Know what “close enough” to the curb means

Students often ask for an exact number, but on test day the bigger issue is whether the car is parked safely and reasonably close to the curb. If you finish too far away, it can suggest poor control. If your tire contacts the curb hard, that can be a problem as well.

Aim to finish parallel to the curb with enough space that the vehicle looks properly parked, not angled out into the lane. A light touch is different from climbing the curb, but for test purposes, your goal should be no contact at all. It is better to stop short, make a correction, and settle the car neatly.

Common mistakes during parallel parking on the Alberta road test

The most common mistakes are predictable. Drivers forget to signal, start from the wrong distance, reverse too quickly, stare at one mirror, or give up on observation once the car starts moving backward.

Another common issue is panic after the first small error. Maybe the rear wheel gets closer to the curb than expected, or the front end is still sticking out. That does not mean the maneuver is over. In many cases, one or two calm corrections are completely acceptable if you stay aware of your surroundings and keep the vehicle under control.

There is also a difference between correcting and scrambling. A correction is a deliberate stop, check, and adjustment. Scrambling is when the driver keeps turning the wheel rapidly without understanding where the vehicle is going. Examiners can see that difference immediately.

Practice with the test standard in mind

Not every practice session prepares you for the test. If you only practice in empty lots with cones, you may improve your steering but still struggle with real parked cars, curb spacing, and traffic checks. The Alberta road test is about applying the maneuver in a live road environment.

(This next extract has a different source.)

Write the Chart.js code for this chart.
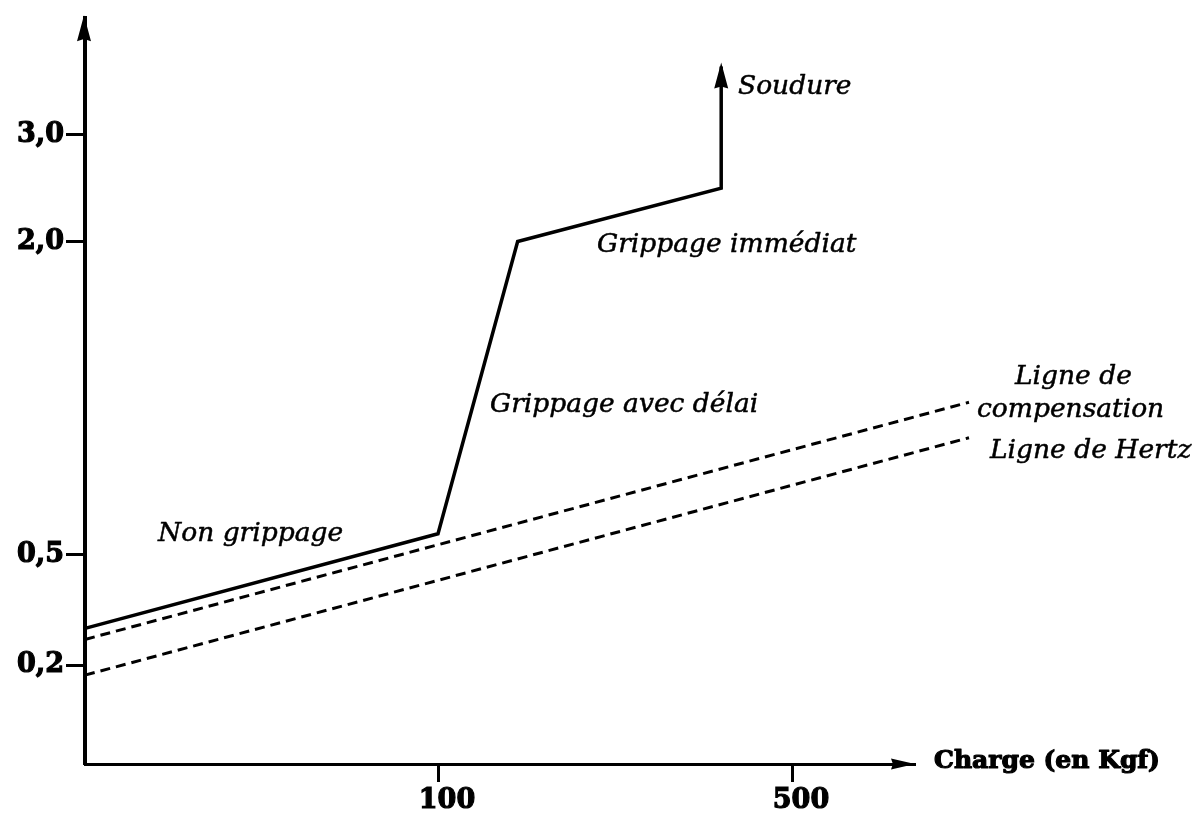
<!DOCTYPE html>
<html>
<head>
<meta charset="utf-8">
<script src="https://cdn.jsdelivr.net/npm/chart.js@4.4.1/dist/chart.umd.min.js"></script>
<style>
html,body{margin:0;padding:0;background:#fff}
canvas{display:block}
</style>
</head>
<body>
<canvas id="grippage" width="1201" height="814"></canvas>
<script>
// graduations
var xTickValues = [100, 500]
var xTickLabels = ['100', '500']
var yTickValues = [0.2, 0.5, 2.0, 3.0]
var yTickLabels = ['0,2', '0,5', '2,0', '3,0']

// courbe de grippage, terminée par la flèche "Soudure"
var grippageX = [0, 100, 190, 420, 420]
var grippageY = [0.3, 0.6, 2.0, 2.5, 3.64]
// ligne de compensation
var compensationX = [0, 700]
var compensationY = [0.27, 1.23]
// ligne de Hertz
var hertzX = [0, 700]
var hertzY = [0.18, 1.06]

// les axes ne sont pas linéaires : points de cassure (valeur -> unité d'axe)
var xBreaks = [[0, 0], [100, 353], [500, 707]]
var yBreaks = [[0, 0], [0.2, 99], [0.5, 210], [2.0, 524], [3.0, 631]]

function piecewise(breaks, v){
    var i = 1
    while(i < breaks.length - 1 && v > breaks[i][0]) i++
    var a = breaks[i-1], b = breaks[i]
    return a[1] + (v - a[0]) * (b[1] - a[1]) / (b[0] - a[0])
}
function mapX(v){ return piecewise(xBreaks, v) }
function mapY(v){ return piecewise(yBreaks, v) }

function points(xs, ys){
    return xs.map(function(x, i){ return {x: mapX(x), y: mapY(ys[i])} })
}

// textes posés sur le graphique (en unités d'axe)
var notes = [
    {text: 'Soudure', x: 653, y: 679},
    {text: 'Grippage immédiat', x: 512, y: 520},
    {text: 'Grippage avec délai', x: 405, y: 360},
    {text: 'Ligne de', x: 930, y: 388},
    {text: 'compensation', x: 892, y: 355},
    {text: 'Ligne de Hertz', x: 905, y: 314},
    {text: 'Non grippage', x: 73, y: 231}
]

var INK = '#000'
var serif = '"DejaVu Serif", "Liberation Serif", serif'

function arrowHead(ctx, x, y, dir, len, half){
    ctx.save()
    ctx.translate(x, y)
    ctx.rotate(dir)
    ctx.beginPath()
    ctx.moveTo(0, 0)
    ctx.lineTo(-len, -half)
    ctx.lineTo(-len * 0.92, 0)
    ctx.lineTo(-len, half)
    ctx.closePath()
    ctx.fillStyle = INK
    ctx.fill()
    ctx.restore()
}

// texte un peu plus gras que la fonte de base
function heavyText(ctx, text, x, y, stroke){
    ctx.lineWidth = stroke
    ctx.strokeText(text, x, y)
    ctx.fillText(text, x, y)
}

var decorations = {
    id: 'decorations',
    afterDraw: function(chart){
        var ctx = chart.ctx
        var area = chart.chartArea
        var xs = chart.scales.x, ys = chart.scales.y

        // flèches des axes
        arrowHead(ctx, area.left - 1, area.top - 3, -Math.PI / 2, 26, 7)
        arrowHead(ctx, area.right, area.bottom, 0, 24, 5.5)

        // flèche "Soudure" au bout de la courbe
        var meta = chart.getDatasetMeta(0)
        var last = meta.data[meta.data.length - 1]
        arrowHead(ctx, last.x, last.y - 4, -Math.PI / 2, 26, 7)

        ctx.save()
        ctx.fillStyle = INK
        ctx.strokeStyle = INK
        ctx.lineJoin = 'round'
        ctx.textBaseline = 'middle'
        ctx.textAlign = 'left'
        ctx.font = 'italic 26.5px ' + serif
        notes.forEach(function(n){
            heavyText(ctx, n.text, xs.getPixelForValue(n.x), ys.getPixelForValue(n.y), 0.5)
        })
        ctx.font = 'bold 25px ' + serif
        heavyText(ctx, 'Charge (en Kgf)', area.right + 19, area.bottom - 3, 1.2)
        ctx.restore()
    }
}

var tickFont = {family: serif, size: 27, weight: 'bold'}

var chart = new Chart(document.getElementById('grippage'), {
    type: 'line',
    data: {
        datasets: [
            {data: points(grippageX, grippageY), borderColor: INK, borderWidth: 3.5},
            {data: points(compensationX, compensationY), borderColor: INK, borderWidth: 3, borderDash: [10, 6]},
            {data: points(hertzX, hertzY), borderColor: INK, borderWidth: 3, borderDash: [10, 6]}
        ]
    },
    options: {
        responsive: false,
        animation: false,
        devicePixelRatio: 1,
        layout: {padding: {left: 0, top: 16, right: 286, bottom: 0}},
        datasets: {line: {pointRadius: 0, tension: 0, clip: false, fill: false}},
        plugins: {
            legend: {display: false},
            tooltip: {enabled: false}
        },
        scales: {
            x: {
                type: 'linear', min: 0, max: 830,
                afterFit: function(s){ s.height = 50 },
                afterBuildTicks: function(s){ s.ticks = xTickValues.map(function(v){ return {value: mapX(v)} }) },
                ticks: {
                    autoSkip: false, maxRotation: 0, padding: 3, labelOffset: 9, color: INK,
                    textStrokeColor: INK, textStrokeWidth: 1.2,
                    font: tickFont,
                    callback: function(v, i){ return xTickLabels[i] }
                },
                grid: {drawOnChartArea: false, drawTicks: true, tickLength: 18, tickWidth: 3, tickColor: INK},
                border: {display: true, color: INK, width: 3}
            },
            y: {
                type: 'linear', min: 0, max: 748,
                afterFit: function(s){ s.width = 85 },
                afterBuildTicks: function(s){ s.ticks = yTickValues.map(function(v){ return {value: mapY(v)} }) },
                ticks: {
                    autoSkip: false, padding: 2, color: INK,
                    textStrokeColor: INK, textStrokeWidth: 1.2,
                    font: tickFont,
                    callback: function(v, i){ return yTickLabels[i] }
                },
                grid: {drawOnChartArea: false, drawTicks: true, tickLength: 19, tickWidth: 3, tickColor: INK},
                border: {display: true, color: INK, width: 4}
            }
        }
    },
    plugins: [decorations]
})
</script>
</body>
</html>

Practice on quiet residential streets first, then build toward more realistic situations. Work on using the full routine each time: setup, signal, observation, reverse slowly, steer in, straighten, check final position, and secure the vehicle if asked. Repetition matters, but only if the repetition is correct.

For new drivers, nervous drivers, and internationally licensed drivers adjusting to local standards, structured lessons can shorten the learning curve. A qualified instructor can spot whether your issue is timing, setup, speed control, or observation, which is much more useful than repeating the same mistake ten times.

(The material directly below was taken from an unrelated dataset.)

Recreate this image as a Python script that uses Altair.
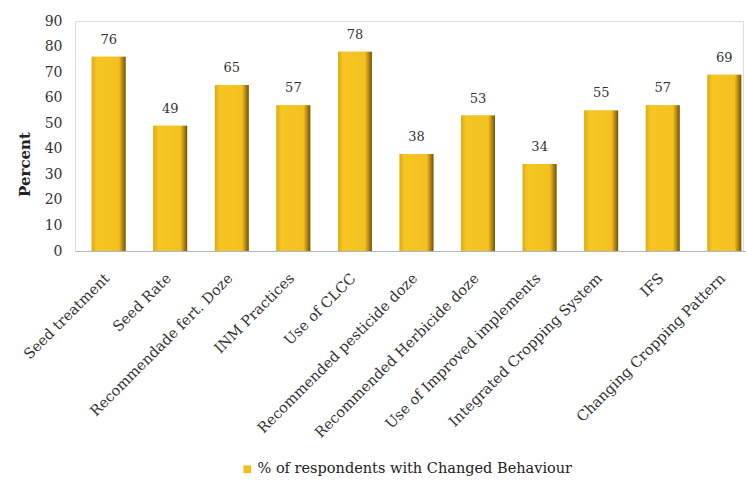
import altair as alt
import pandas as pd

# Practices surveyed and share of respondents who changed behaviour (%)
practices = [
    "Seed treatment",
    "Seed Rate",
    "Recommendade fert. Doze",
    "INM Practices",
    "Use of CLCC",
    "Recommended pesticide doze",
    "Recommended Herbicide doze",
    "Use of Improved implements",
    "Integrated Cropping System",
    "IFS",
    "Changing Cropping Pattern",
]
percent = [76, 49, 65, 57, 78, 38, 53, 34, 55, 57, 69]
series_name = "% of respondents with Changed Behaviour"

df = pd.DataFrame({"practice": practices, "percent": percent, "series": series_name})

FONT = "DejaVu Serif"
GOLD = "#F2C01E"
TEXT = "#333333"

x_enc = alt.X(
    "practice:N",
    sort=practices,
    # the category band runs a little past the right edge of the view
    scale=alt.Scale(range=[0, 683], paddingInner=0.45, paddingOuter=0.272),
    axis=alt.Axis(
        title=None,
        labelAngle=-45,
        labelFont=FONT,
        labelFontSize=14.5,
        labelColor=TEXT,
        labelPadding=20,
        labelOffset=-6,
        ticks=False,
        domainColor="#A9B8CC",
        labelLimit=400,
    ),
)
y_enc = alt.Y(
    "percent:Q",
    scale=alt.Scale(domain=[0, 90], nice=False),
    axis=alt.Axis(
        title="Percent",
        titleFont=FONT,
        titleFontSize=15,
        titleFontWeight="bold",
        titleColor="#222222",
        titleAngle=-90,
        titleAlign="center",
        titleBaseline="middle",
        titleX=-51,
        titleY=143,
        values=list(range(0, 91, 10)),
        labelFont=FONT,
        labelFontSize=14,
        labelColor=TEXT,
        labelPadding=13,
        ticks=False,
        domain=False,
        grid=False,
    ),
)

base = alt.Chart(df)

# flat-coloured bars carry the legend
legend_bars = base.mark_bar().encode(
    x=x_enc,
    y=y_enc,
    color=alt.Color(
        "series:N",
        scale=alt.Scale(range=[GOLD]),
        legend=alt.Legend(
            title=None,
            orient="none",
            legendX=165,
            legendY=441,
            padding=0,
            symbolType="square",
            symbolSize=60,
            symbolStrokeWidth=0,
            symbolOffset=0,
            labelOffset=3,
            labelFont=FONT,
            labelFontSize=14.5,
            labelColor="#222222",
            labelLimit=500,
        ),
    ),
)

# shaded bars drawn on top for the bevelled look
shaded_bars = base.mark_bar(
    fill=alt.Gradient(
        gradient="linear",
        x1=0, x2=1, y1=0, y2=0,
        stops=[
            alt.GradientStop(color="#E0AA12", offset=0),
            alt.GradientStop(color="#F6C625", offset=0.15),
            alt.GradientStop(color="#F3C01F", offset=0.8),
            alt.GradientStop(color="#B88A12", offset=0.9),
            alt.GradientStop(color="#6E5210", offset=1),
        ],
    ),
).encode(x=x_enc, y=y_enc)

labels = base.mark_text(
    dy=-10, baseline="bottom", font=FONT, fontSize=13, color=TEXT
).encode(x=x_enc, y=y_enc, text="percent:Q")

chart = (
    alt.layer(legend_bars, shaded_bars, labels)
    .properties(
        width=668,
        height=230,
        autosize=alt.AutoSizeParams(type="none"),
        padding={"left": 75, "top": 21, "right": 3, "bottom": 232},
    )
    .configure_view(stroke=None)
    .configure_legend(labelFont=FONT)
    .configure(background="white")
)

chart.save("out.html", embed_options={"renderer": "svg", "actions": False})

What to do if the maneuver goes wrong

You do not need perfection. You need judgment. If you realize halfway through that your angle is off, stop the car. Check around you. Decide whether a small adjustment will fix it or whether you should safely reset.

That decision matters because the road test evaluates more than final placement. It also evaluates how you respond to problems. Safe decision-making, patience, and awareness are part of being road ready.

If you feel pressure because the examiner is watching, bring your attention back to the process. Signal. Observe. Reverse slowly. Steer with purpose. Correct if needed. Students who focus on the sequence usually perform better than students who focus on the fear of making a mistake.

Build a repeatable routine before test day

The best parallel parking tips for Alberta road test preparation are simple because the maneuver itself should be simple. Build one routine and repeat it until it feels familiar. Do not change methods every practice session based on random advice from friends or videos.

At Turn by Turn Driving School, we teach students to connect vehicle control with defensive habits, not just memorize a parking trick. That matters on test day because examiners are looking for safe, responsible drivers, not drivers who can only perform one maneuver under perfect conditions.

If your test is coming up, give yourself enough time to practice when you are not rushed. A few focused sessions with the same setup and the same observation pattern usually do more than hours of inconsistent practice. Confidence comes from repetition, but real confidence comes from repetition done correctly.

When you approach parallel parking as a sequence instead of a surprise, it becomes far more manageable. Stay slow, stay observant, and trust the routine you have practiced.